DATA LISTING:
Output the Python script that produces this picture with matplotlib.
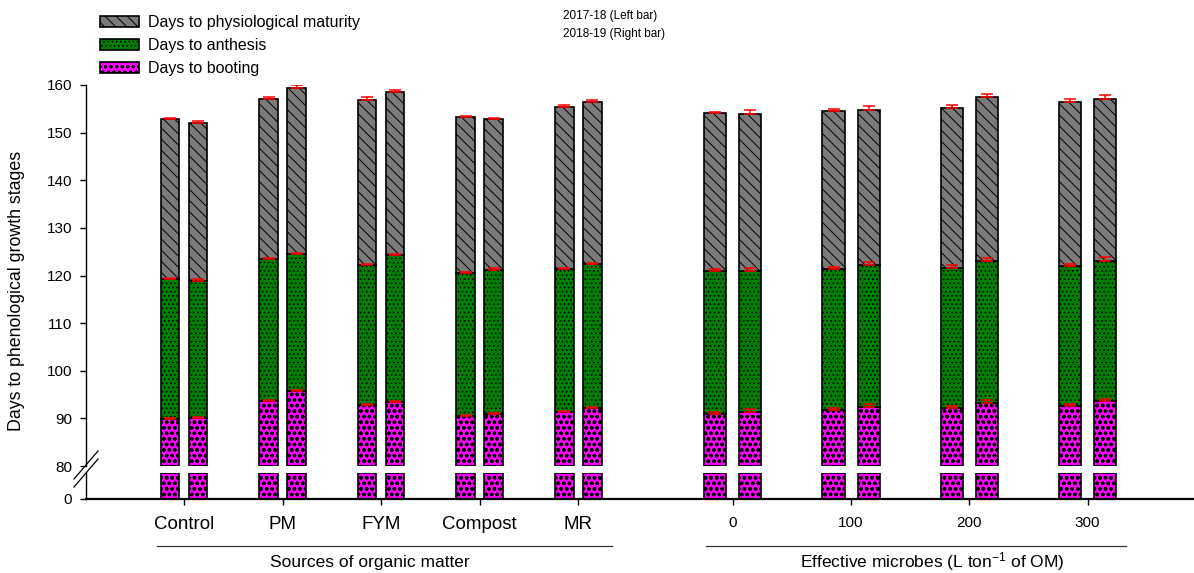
import numpy as np
import matplotlib
matplotlib.use("Agg")
import matplotlib.pyplot as plt
from matplotlib.patches import Patch
from matplotlib.lines import Line2D

plt.rcParams['font.family'] = ['Liberation Sans', 'DejaVu Sans']
plt.rcParams['mathtext.fontset'] = 'custom'
plt.rcParams['mathtext.rm'] = 'Liberation Sans'
plt.rcParams['mathtext.default'] = 'regular'
plt.rcParams['hatch.linewidth'] = 0.7

# categories
source_labels = ["Control", "PM", "FYM", "Compost", "MR"]
microbe_labels = ["0", "100", "200", "300"]

# cumulative days (top of each stacked segment), left bar = 2017-18, right bar = 2018-19
boot_1718 = [89.9, 93.6, 92.9, 90.5, 91.3, 90.9, 91.75, 92.2, 92.65]
boot_1819 = [90.1, 95.7, 93.5, 90.9, 92.2, 91.3, 92.45, 93.3, 93.6]
anth_1718 = [119.2, 123.5, 122.2, 120.6, 121.4, 120.9, 121.4, 121.6, 122.05]
anth_1819 = [118.9, 124.5, 124.4, 121.2, 122.35, 120.9, 122.2, 123.0, 123.1]
mat_1718 = [152.9, 157.0, 156.9, 153.3, 155.3, 154.2, 154.5, 155.2, 156.4]
mat_1819 = [152.0, 159.4, 158.5, 152.9, 156.5, 154.0, 154.7, 157.5, 157.1]

# standard errors
boot_err_1718 = [0.2, 0.2, 0.2, 0.2, 0.2, 0.4, 0.4, 0.5, 0.35]
boot_err_1819 = [0.2, 0.2, 0.2, 0.3, 0.2, 0.6, 0.5, 0.55, 0.4]
anth_err_1718 = [0.2, 0.2, 0.2, 0.2, 0.2, 0.4, 0.4, 0.5, 0.4]
anth_err_1819 = [0.3, 0.2, 0.2, 0.3, 0.3, 0.6, 0.7, 0.6, 0.7]
mat_err_1718 = [0.2, 0.4, 0.5, 0.15, 0.4, 0.2, 0.5, 0.5, 0.6]
mat_err_1819 = [0.5, 0.55, 0.5, 0.2, 0.4, 0.7, 0.8, 0.7, 0.9]

W, H = 1194, 573
fig = plt.figure(figsize=(W / 100, H / 100), dpi=100)

def box(x0, y0, x1, y1):
    # pixel box (top-left origin) -> figure fraction
    return [x0 / W, 1 - y1 / H, (x1 - x0) / W, (y1 - y0) / H]

ax = fig.add_axes(box(86, 85, 1194, 466))
axb = fig.add_axes(box(86, 473, 1194, 499))

# x positions: sources spaced 1, microbes spaced 1.2 after a gap
xs = np.concatenate([np.arange(5), 5.57 + 1.2 * np.arange(4)])
width = np.array([0.19] * 5 + [0.225] * 4)
off = np.array([0.142] * 5 + [0.178] * 4)

mat_style = dict(color="#7a7a7a", edgecolor="black", hatch="\\\\\\", linewidth=1.2)
anth_style = dict(color="#008000", edgecolor="black", hatch="....", linewidth=1.2)
boot_style = dict(color="#FF00FF", edgecolor="black", hatch="ooo", linewidth=1.2)
boot_hatch_lw = 1.0

low_lo, low_hi = 80, 160
stub_top = 5

series = [
    (-off, boot_1718, anth_1718, mat_1718, boot_err_1718, anth_err_1718, mat_err_1718),
    (off, boot_1819, anth_1819, mat_1819, boot_err_1819, anth_err_1819, mat_err_1819),
]
for sign_off, boot, anth, mat, be, ae, me in series:
    x = xs + sign_off
    boot = np.array(boot); anth = np.array(anth); mat = np.array(mat)
    with plt.rc_context({'hatch.linewidth': boot_hatch_lw}):
        ax.bar(x, boot - low_lo, width, bottom=low_lo, **boot_style)
        axb.bar(x, np.minimum(boot, stub_top), width, **boot_style)
    ax.bar(x, anth - boot, width, bottom=boot, **anth_style)
    ax.bar(x, mat - anth, width, bottom=anth, **mat_style)
    for top, err in [(boot, be), (anth, ae), (mat, me)]:
        ax.errorbar(x, top, yerr=[np.zeros(len(err)), err], fmt="none",
                    ecolor="red", elinewidth=1.1, capsize=4.5, capthick=1.1)

ax.set_ylim(low_lo, low_hi)
ax.set_yticks(np.arange(80, 161, 10))
axb.set_ylim(0, stub_top)
axb.set_yticks([0])
for a in (ax, axb):
    a.set_xlim(-0.995, 10.25)
    a.spines['top'].set_visible(False)
    a.spines['right'].set_visible(False)
    a.tick_params(axis='y', direction='out', length=4, width=1, labelsize=11, pad=6)
ax.spines['bottom'].set_visible(False)
ax.tick_params(axis='x', bottom=False, labelbottom=False)
ax.spines['left'].set_linewidth(1.0)
axb.spines['left'].set_linewidth(1.0)
axb.spines['bottom'].set_linewidth(1.6)

axb.set_xticks(xs)
axb.set_xticklabels(source_labels + microbe_labels)
axb.tick_params(axis='x', direction='out', length=4, width=1, pad=8)
for lab, size in zip(axb.get_xticklabels(), [13.5] * 5 + [11] * 4):
    lab.set_fontsize(size)

fig.text(17 / W, 1 - 291 / H, "Days to phenological growth stages", rotation=90,
         ha='center', va='center', fontsize=12.8)

# axis break marks
for dy in (0, 8):
    fig.add_artist(Line2D([74 / W, 98 / W], [1 - (487 - dy) / H, 1 - (459 - dy) / H],
                          color="black", linewidth=0.9))

# group underlines and labels
fig.add_artist(Line2D([157 / W, 612 / W], [1 - 546 / H] * 2, color="#333333", linewidth=0.9))
fig.add_artist(Line2D([706 / W, 1126 / W], [1 - 546 / H] * 2, color="#333333", linewidth=0.9))
fig.text(370 / W, 1 - 562 / H, "Sources of organic matter", ha='center', va='center', fontsize=12.5)
fig.text(932 / W, 1 - 562 / H, "Effective microbes (L ton$^{-1}$ of OM)", ha='center',
         va='center', fontsize=12.5)

fig.text(563 / W, 1 - 16 / H, "2017-18 (Left bar)", ha='left', va='center', fontsize=8.5)
fig.text(563 / W, 1 - 34 / H, "2018-19 (Right bar)", ha='left', va='center', fontsize=8.5)

handles = []
for s in (mat_style, anth_style, boot_style):
    lw = boot_hatch_lw if s is boot_style else 0.7
    with plt.rc_context({'hatch.linewidth': lw}):
        handles.append(Patch(facecolor=s["color"], edgecolor="black", hatch=s["hatch"],
                             linewidth=1.2))
fig.legend(handles, ["Days to physiological maturity", "Days to anthesis", "Days to booting"],
           loc='upper left', bbox_to_anchor=(89 / W, 1 - 4 / H), frameon=False,
           fontsize=11.5, handlelength=2.4, handleheight=0.75, labelspacing=0.5,
           handletextpad=0.6, borderpad=0.2)

fig.savefig("out.png", dpi=100)
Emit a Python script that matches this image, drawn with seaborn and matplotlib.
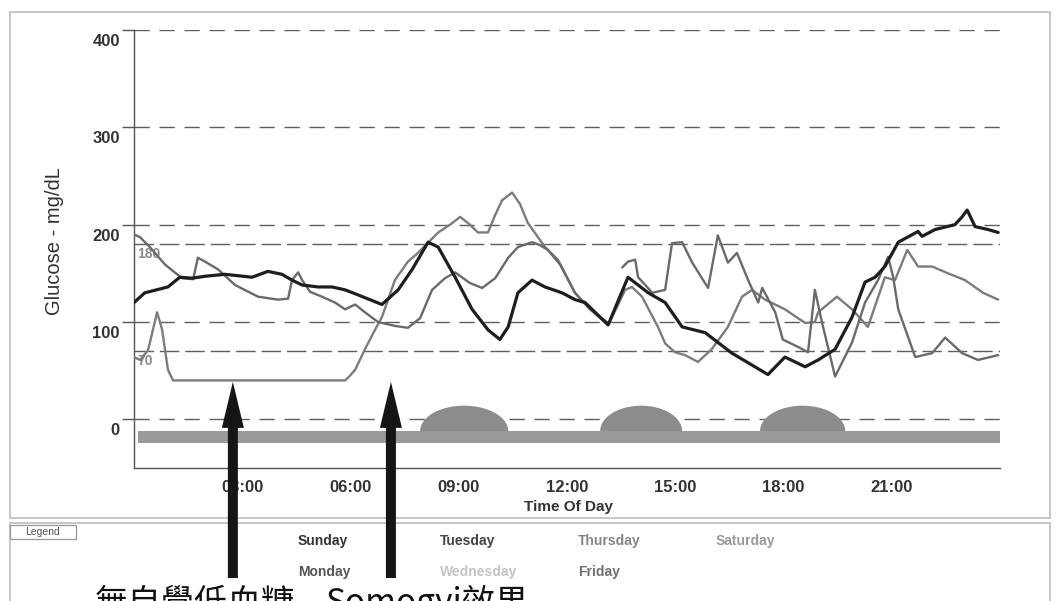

YOUR TASK:
Leave the pictures out, and restate exactly the lines from the start of the records through the one that contains "from matplotlib.lines import Line2D".

OUTPUT BELOW:
Output the Python script that produces this picture with matplotlib.
import numpy as np
import matplotlib
matplotlib.use("Agg")
import matplotlib.pyplot as plt
from matplotlib.patches import Patch
from matplotlib.lines import Line2D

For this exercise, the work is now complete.